What would you be using for the input signal? If you don't have an A/V receiver?

I wouldn't see why not. You would need to provide 12 V.D.C. power for it. Be sure and check the amperage and assure you have an adequate power supply. 

Also, do assure that the ohms for the speaker is as great (or greater) than the incoming signal you were going to use.


----------



## vayrLLL (Apr 17, 2011)

I have two 12v D.C rail in my old 500w power supply, could I use it? Would a 500w supply would be suffidient to power a 4 ohms, 1200w, subwoofers?


----------



## daniel_b2380 (Jan 31, 2003)

Drabdr said:


> ....I wouldn't see why not.
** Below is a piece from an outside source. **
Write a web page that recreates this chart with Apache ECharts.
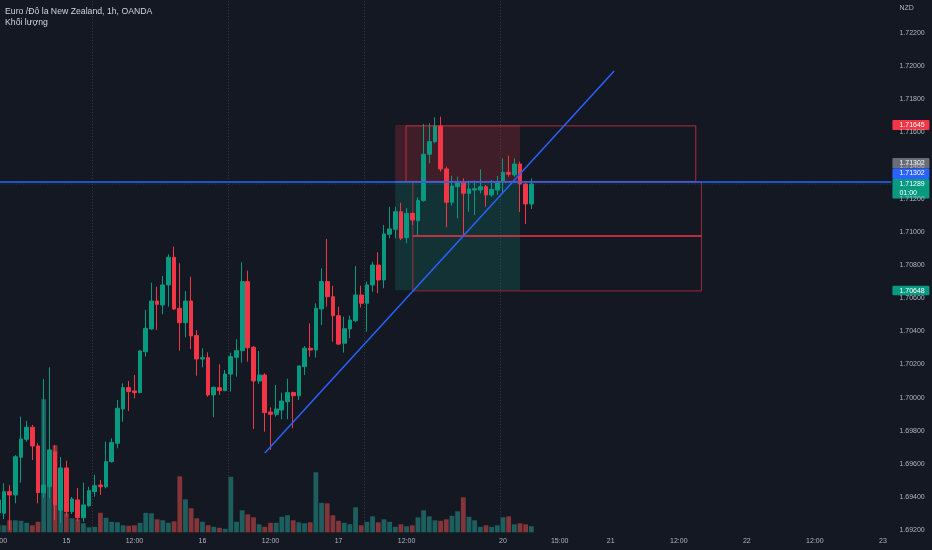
<!DOCTYPE html>
<html><head><meta charset="utf-8">
<script src="https://cdn.jsdelivr.net/npm/echarts@6/dist/echarts.min.js"></script>
<style>html,body{margin:0;padding:0;background:#141822;}#c{width:932px;height:550px;}</style>
</head><body><div id="c"></div>
<script>
const titleText = 'Euro /Đô la New Zealand, 1h, OANDA';
const subtitleText = 'Khối lượng';
const currency = 'NZD';
const countdown = '01:00';
// trading sessions shown on the time axis (day, start hour, number of hourly slots)
const sessions = [{day: 14, hour: 12, bars: 89}, {day: 20, hour: 5, bars: 69}];
// [open, close, low, high]
const ohlc = [
[1.69303,1.69382,1.69261,1.69406],[1.69302,1.69432,1.69267,1.69483],[1.69432,1.69412,1.69201,1.69472],
[1.69412,1.69643,1.69362,1.69653],[1.69640,1.69750,1.69486,1.69885],[1.69748,1.69821,1.69734,1.69859],
[1.69821,1.69708,1.69623,1.69835],[1.69708,1.69426,1.69362,1.69724],[1.69426,1.69472,1.69394,1.70112],
[1.69462,1.69684,1.69392,1.70183],[1.69673,1.69352,1.69261,1.69714],[1.69321,1.69575,1.69243,1.69641],
[1.69575,1.69311,1.69281,1.69619],[1.69311,1.69388,1.69297,1.69400],[1.69382,1.69275,1.69255,1.69454],
[1.69275,1.69352,1.69249,1.69486],[1.69347,1.69438,1.69340,1.69462],[1.69432,1.69468,1.69402,1.69533],
[1.69472,1.69462,1.69412,1.69503],[1.69462,1.69613,1.69452,1.69734],[1.69613,1.69728,1.69607,1.69754],
[1.69724,1.69935,1.69694,1.69985],[1.69931,1.70060,1.69854,1.70086],[1.70060,1.70036,1.69919,1.70100],
[1.70040,1.70030,1.69996,1.70136],[1.70030,1.70281,1.70026,1.70287],[1.70277,1.70418,1.70247,1.70529],
[1.70414,1.70583,1.70408,1.70694],[1.70583,1.70563,1.70408,1.70669],[1.70559,1.70680,1.70503,1.70734],
[1.70680,1.70847,1.70549,1.70865],[1.70847,1.70535,1.70529,1.70911],[1.70539,1.70452,1.70283,1.70811],
[1.70452,1.70583,1.70364,1.70643],[1.70583,1.70372,1.70293,1.70730],[1.70374,1.70233,1.70132,1.70408],
[1.70233,1.70241,1.70183,1.70298],[1.70241,1.70016,1.70005,1.70273],[1.70016,1.70062,1.69881,1.70066],
[1.70060,1.70042,1.70016,1.70201],[1.70042,1.70142,1.70040,1.70167],[1.70142,1.70247,1.70036,1.70271],
[1.70243,1.70283,1.70126,1.70352],[1.70283,1.70700,1.70211,1.70817],[1.70700,1.70301,1.70217,1.70766],
[1.70304,1.70100,1.69810,1.70311],[1.70100,1.70136,1.70082,1.70281],[1.70136,1.69909,1.69794,1.70147],
[1.69913,1.69899,1.69684,1.69941],[1.69899,1.69931,1.69885,1.70076],[1.69925,1.69979,1.69869,1.70030],
[1.69975,1.70030,1.69869,1.70114],[1.70030,1.70011,1.69815,1.70036],[1.70011,1.70191,1.69985,1.70191],
[1.70187,1.70298,1.70136,1.70311],[1.70298,1.70287,1.70247,1.70448],[1.70287,1.70539,1.70241,1.70569],
[1.70535,1.70700,1.70438,1.70780],[1.70700,1.70609,1.70549,1.70957],[1.70609,1.70494,1.70337,1.70675],
[1.70494,1.70323,1.70317,1.70549],[1.70328,1.70416,1.70271,1.70488],[1.70414,1.70468,1.70358,1.70494],
[1.70464,1.70619,1.70456,1.70794],[1.70619,1.70569,1.70543,1.70675],[1.70569,1.70680,1.70398,1.70700],
[1.70680,1.70800,1.70639,1.70820],[1.70800,1.70710,1.70630,1.70877],[1.70710,1.70988,1.70660,1.71042],
[1.70986,1.71018,1.70962,1.71152],[1.71016,1.71122,1.70962,1.71152],[1.71122,1.70962,1.70951,1.71176],
[1.70965,1.71112,1.70931,1.71143],[1.71112,1.71072,1.71042,1.71116],[1.71068,1.71189,1.70981,1.71209],
[1.71189,1.71469,1.71182,1.71652],[1.71469,1.71545,1.71414,1.71656],[1.71545,1.71639,1.71535,1.71692],
[1.71639,1.71380,1.71364,1.71696],[1.71380,1.71179,1.71028,1.71394],[1.71179,1.71277,1.71158,1.71339],
[1.71273,1.71303,1.71082,1.71333],[1.71303,1.71233,1.70975,1.71324],[1.71233,1.71259,1.71122,1.71309],
[1.71253,1.71261,1.71102,1.71309],[1.71253,1.71273,1.71233,1.71378],[1.71273,1.71223,1.71152,1.71283],
[1.71223,1.71257,1.71213,1.71313],[1.71253,1.71303,1.71223,1.71338],[1.71303,1.71360,1.71233,1.71444],
[1.71360,1.71348,1.71333,1.71460],[1.71344,1.71410,1.71333,1.71444],[1.71410,1.71289,1.71120,1.71424],
[1.71289,1.71169,1.71048,1.71294],[1.71169,1.71289,1.71138,1.71324]
];
const volume = [70,70,120,120,115,95,70,105,1330,800,
870,640,190,140,130,90,50,55,195,145,
105,100,70,65,70,95,195,190,130,120,
95,110,560,330,240,140,105,70,55,45,
35,555,105,220,180,150,80,55,95,95,
155,170,120,100,90,100,600,295,290,170,
115,95,80,250,70,105,160,100,130,105,
55,80,60,70,150,220,160,120,115,130,
165,210,350,155,120,55,70,55,70,150,
160,80,90,80,60];
const timeTicks = [[0,'12:00'],[12,'15'],[24,'12:00'],[36,'16'],[48,'12:00'],[60,'17'],[72,'12:00'],
  [89,'20'],[99,'15:00'],[108,'21'],[120,'12:00'],[132,'22'],[144,'12:00'],[156,'23']];
const priceAxis = {min: 1.692, max: 1.724, step: 0.002, lastShown: 1.722};
// drawings (bar index, price)
const trendLine = [[47.0, 1.69666], [108.6, 1.71971]];
const horizLevel = 1.71302;
const lastPrice = 1.71289;
const position = {from: 70, to: 92, stop: 1.71645, entry: 1.71302, target: 1.70648};
const boxUpper = {from: 71.9, to: 123.0, top: 1.71640, bottom: 1.71305};
const boxLower = {from: 73.1, to: 124.0, top: 1.71301, bottom: 1.70644};
const midLine = {from: 73.1, to: 124.0, price: 1.70975};

const FONT = "'Liberation Sans', Arial, sans-serif";
const GREEN = '#089981', RED = '#F23645';
const VOL_UP = 'rgba(38,166,154,0.5)', VOL_DOWN = 'rgba(239,83,80,0.5)';

// categories built from sessions
const categories = [];
const hours = [];
sessions.forEach(s => {
  for (let k = 0; k < s.bars; k++) {
    const t = s.hour + k;
    const d = s.day + Math.floor(t / 24), h = t % 24;
    categories.push(d + ' ' + String(h).padStart(2, '0') + ':00');
    hours.push(h);
  }
});
const N = categories.length;
const tickMap = new Map(timeTicks);
const sessionBreaks = [];
hours.forEach((h, i) => { if (h === 5 && i > 0 && i < ohlc.length) sessionBreaks.push({xAxis: i - 0.5}); });

const chart = echarts.init(document.getElementById('c'), null, {renderer: 'canvas'});
const GL = -4.5, GR = 40.6;
const option = {
  backgroundColor: '#141822',
  animation: false,
  textStyle: {fontFamily: FONT},
  grid: [
    {left: GL, right: GR, top: 0, bottom: 19.9, containLabel: false, outerBoundsMode: 'none'},
    {left: GL, right: GR, height: 200, bottom: 17.7, containLabel: false, outerBoundsMode: 'none'}
  ],
  xAxis: [
    {type: 'category', gridIndex: 0, data: categories, boundaryGap: true,
     axisLine: {show: false}, axisTick: {show: false}, splitLine: {show: false},
     axisLabel: {interval: (i) => tickMap.has(i), formatter: (v, i) => tickMap.get(i) || '',
       color: '#B2B5BE', fontSize: 7, margin: 7, fontFamily: FONT}},
    {type: 'category', gridIndex: 1, data: categories, boundaryGap: true, show: false},
    {type: 'value', gridIndex: 0, min: -0.5, max: N - 0.5, show: false}
  ],
  yAxis: [
    {type: 'value', gridIndex: 0, position: 'right', min: priceAxis.min, max: priceAxis.max, interval: priceAxis.step,
     axisLine: {show: false}, axisTick: {show: false}, splitLine: {show: false},
     axisLabel: {color: '#B2B5BE', fontSize: 7, margin: 8, fontFamily: FONT,
       formatter: v => v > priceAxis.lastShown + 1e-6 ? '' : v.toFixed(5)}},
    {type: 'value', gridIndex: 1, min: 0, max: 2000, show: false}
  ],
  series: [
    {type: 'bar', xAxisIndex: 1, yAxisIndex: 1, z: 0, barWidth: 4.8, silent: true,
     data: volume.map((v, i) => ({value: v, itemStyle: {color: ohlc[i][1] >= ohlc[i][0] ? VOL_UP : VOL_DOWN}}))},
    {type: 'line', xAxisIndex: 2, yAxisIndex: 0, silent: true, showSymbol: false, z: 1,
     data: [[position.from, position.entry], [position.to, position.entry]],
     lineStyle: {color: '#787B86', width: 1},
     markArea: {silent: true, z: 1, data: [
       [{coord: [position.from, position.stop], itemStyle: {color: 'rgba(242,54,69,0.2)'}}, {coord: [position.to, position.entry]}],
       [{coord: [position.from, position.entry], itemStyle: {color: 'rgba(8,153,129,0.2)'}}, {coord: [position.to, position.target]}]
     ]},
     markLine: {silent: true, z: 0.5, symbol: 'none', label: {show: false},
       lineStyle: {color: '#363a45', type: [1, 2], width: 1}, data: sessionBreaks}},
    {type: 'candlestick', xAxisIndex: 0, yAxisIndex: 0, z: 2, barWidth: 4.2, silent: true,
     itemStyle: {color: GREEN, color0: RED, borderColor: GREEN, borderColor0: RED, borderWidth: 1},
     data: ohlc},
    {type: 'line', xAxisIndex: 2, yAxisIndex: 0, silent: true, showSymbol: false, z: 3,
     data: [[midLine.from, midLine.price], [midLine.to, midLine.price]],
     lineStyle: {color: RED, width: 1.5},
     markArea: {silent: true, z: 3, data: [
       [{coord: [boxUpper.from, boxUpper.top], itemStyle: {color: 'rgba(0,0,0,0)', borderColor: 'rgba(242,54,69,0.7)', borderWidth: 1}}, {coord: [boxUpper.to, boxUpper.bottom]}],
       [{coord: [boxLower.from, boxLower.top], itemStyle: {color: 'rgba(0,0,0,0)', borderColor: 'rgba(242,54,69,0.6)', borderWidth: 1}}, {coord: [boxLower.to, boxLower.bottom]}]
     ]}},
    {type: 'line', xAxisIndex: 2, yAxisIndex: 0, silent: true, showSymbol: false, z: 3,
     data: [[-0.5, lastPrice], [N - 0.5, lastPrice]],
     lineStyle: {color: 'rgba(8,153,129,0.55)', width: 1, type: [1, 2]}},
    {type: 'line', xAxisIndex: 2, yAxisIndex: 0, silent: true, showSymbol: false, z: 4,
     data: [[-0.5, horizLevel], [N - 0.5, horizLevel]],
     lineStyle: {color: '#2962FF', width: 1.5}},
    {type: 'line', xAxisIndex: 2, yAxisIndex: 0, silent: true, showSymbol: false, z: 4,
     data: trendLine, lineStyle: {color: '#2962FF', width: 1.5}}
  ]
};
chart.setOption(option);

// right-hand price tags and header texts
const yOf = v => chart.convertToPixel({yAxisIndex: 0}, v);
const gridRight = 932 - GR;
const tagX = gridRight + 1, tagW = 37, txtX = gridRight + 8;
function tag(top, h, color, lines) {
  const els = [{type: 'rect', shape: {x: tagX, y: top, width: tagW, height: h, r: 1}, style: {fill: color}}];
  lines.forEach((t, k) => els.push({type: 'text', x: txtX, y: top + 5 + k * 9,
    style: {text: t, fill: '#ffffff', font: '7px ' + FONT, textVerticalAlign: 'middle', verticalAlign: 'middle'}}));
  return els;
}
const yLast = yOf(lastPrice);
const greenTop = yLast - 5;
const blueTop = greenTop - 10.5;
const greyTop = blueTop - 10.5;
const fmt = v => v.toFixed(5);
const graphics = [].concat(
  tag(yOf(position.stop) - 5, 10, RED, [fmt(position.stop)]),
  tag(greyTop, 10.5, '#6a6d78', [fmt(position.entry)]),
  tag(blueTop, 10.5, '#2962FF', [fmt(horizLevel)]),
  tag(greenTop, 19.5, GREEN, [fmt(lastPrice), countdown]),
  tag(yOf(position.target) - 4.5, 9.5, GREEN, [fmt(position.target)]),
  [
    {type: 'text', x: 5, y: 11.5, style: {text: titleText, fill: '#D1D4DC', font: '8.7px ' + FONT, verticalAlign: 'middle', textVerticalAlign: 'middle'}},
    {type: 'text', x: 5, y: 22.5, style: {text: subtitleText, fill: '#D1D4DC', font: '8.7px ' + FONT, verticalAlign: 'middle', textVerticalAlign: 'middle'}},
    {type: 'text', x: txtX, y: 8, style: {text: currency, fill: '#B2B5BE', font: '7px ' + FONT, verticalAlign: 'middle', textVerticalAlign: 'middle'}}
  ]
);
chart.setOption({graphic: graphics});
</script>
</body></html>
You would need to provide *24 V.D.C*. power for it. Be sure and check the amperage and assure you have an adequate power supply....


and what vehicles have you been working on? 



vayrLLL said:


> I have two 12v D.C rail in my old 500w power supply, could I use it? Would a 500w supply would be suffidient to power a 4 ohms, 1200w, subwoofers?


seem to be asking a question about "apples and oranges" here in the same sentence, 
the amplifier's "*power-draw*" *rating* is one thing, 
the speakers' "*power-handling*" *capabilities* are two totally different aspects to ask about

maybe some help here in the explanation from others trying the same thing: 

1. using car sub:
http://forums.techguy.org/smartsearch/?q=using+car+sub

2. using car amp:
http://forums.techguy.org/smartsearch/?q=using+car+amp


----------



## Drabdr (Nov 26, 2007)

daniel_b2380 said:


> and what vehicles have you been working on?


Oops. Sorry.  I work with 24 V.D.C. at work a lot, and just let it slide. Thanks for the catch. :up:


----------



## Drabdr (Nov 26, 2007)

daniel_b2380 said:


> seem to be asking a question about "apples and oranges" here in the same sentence,
> the amplifier's "*power-draw*" *rating* is one thing,
> the speakers' "*power-handling*" *capabilities* are two totally different aspects to ask about


Correct. :up: You would need to start with the speakers and see what kind of amplifier would be needed for the speakers.

Then, you would need to assure the proper power supply to provide power for the amplifier.

I still have not found out what signal you are planning to use into the amplifier.


----------